According to USA Today, Apple has the second highest market cap in the country. CNBC reports, while the company itself has taken no hit, the effect of its leader’s absence is feared to have a strong psychological impact on the market.
"Jobs is seen as being very much intertwined with the company and certainly the short message that he did put out indicated strongly his love for the company which certainly has been something that he’s founded and obviously his presence there has meant a great deal not only to investors but consumers at large."
Quarterly reports released Tuesday were the first indication of how much Jobs’ absence could affect consumers. While sales were up 50%, and shares were up 62% over the last 12 months – by midday trade, Apple’s shares were down 3.4%. A writer for The Guardian says:
"Despite the announcement about Jobs, analysts such as Kaufman Bros and Thinkequity raised their long-term forecasts for the share price, to $415 (up $10) and to $390 (up $15) respectively. Most analysts reckon the stock could still head towards $390, which would put it close to Exxon’s world-leading $392bn market capitalisation."
While the company is still expected to trade well in the short term, one of the biggest question marks remains Apple’s future product development. Many of the gadgets that have boosted Apple to the top of the tech world were born in Jobs’ brain. CNN asks, with the visionary out of the game, what happens in the next couple years?
"They have a bunch of new products this summer- the iPhone 5 and the iPad2. And they’ve probably got- they’ve definitely got prototypes for the products that are going to be coming out after that. I’d say they’ve probably got 3-5 years of products in the pipeline already."

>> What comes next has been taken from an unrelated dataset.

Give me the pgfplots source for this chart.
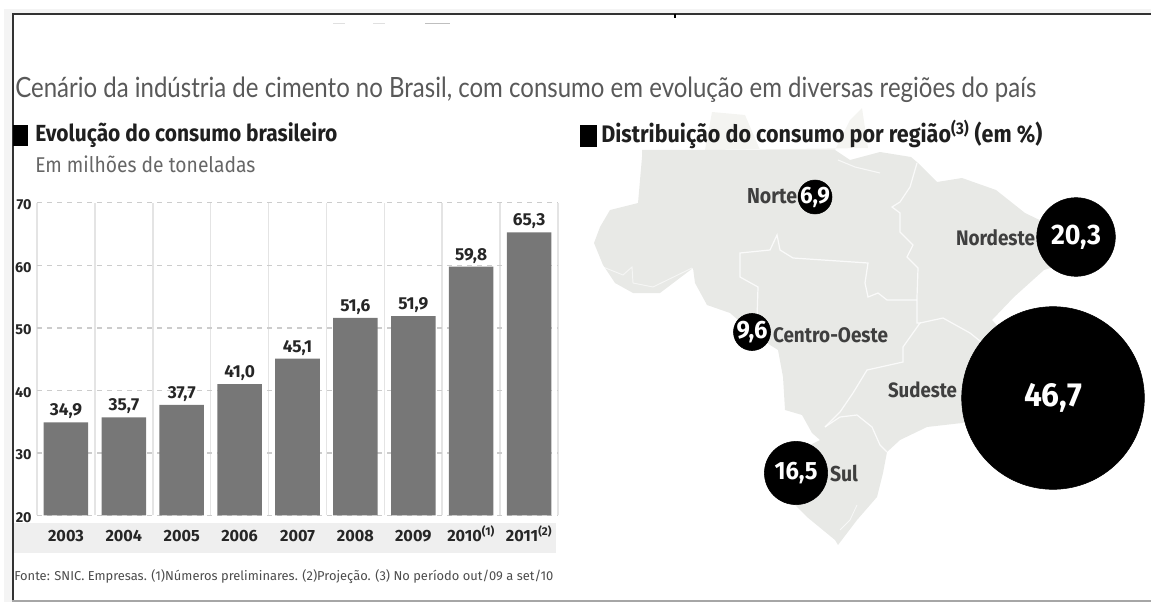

So there are plenty of new toys to look forward to. That’s the good news. The bad news, according to The Wall Street Journal, is without Jobs, Apple may have a much harder time breaking into new territory.
"Consider what some hope will be Apple’s next breakthrough: television. The impact of a Jobs absence could be huge. Turning Apple TV into a must-have product like the iPhone or the iPad depends on Apple persuading entertainment companies to make their content available at attractive prices. … Apple would have a hard time succeeding in this effort without Mr. Jobs, who is the biggest shareholder in, and a director of, Walt Disney Co."
Finally, one analyst on CNBC says, with the future of Apple riding on the confidence of it shareholders, Jobs ought to be giving them a little more information to work with.
"I think Steve Jobs is treating shareholders as if they were children, and he’s gotten away with it for years because he keeps giving the children delicious candy- in terms of great returns. With $300 billion of investor money on the line, we deserve to know more as it happens."
So, ready to sell your shares of Apple with Jobs absent from the helm? Or is this tech giant bigger than one man?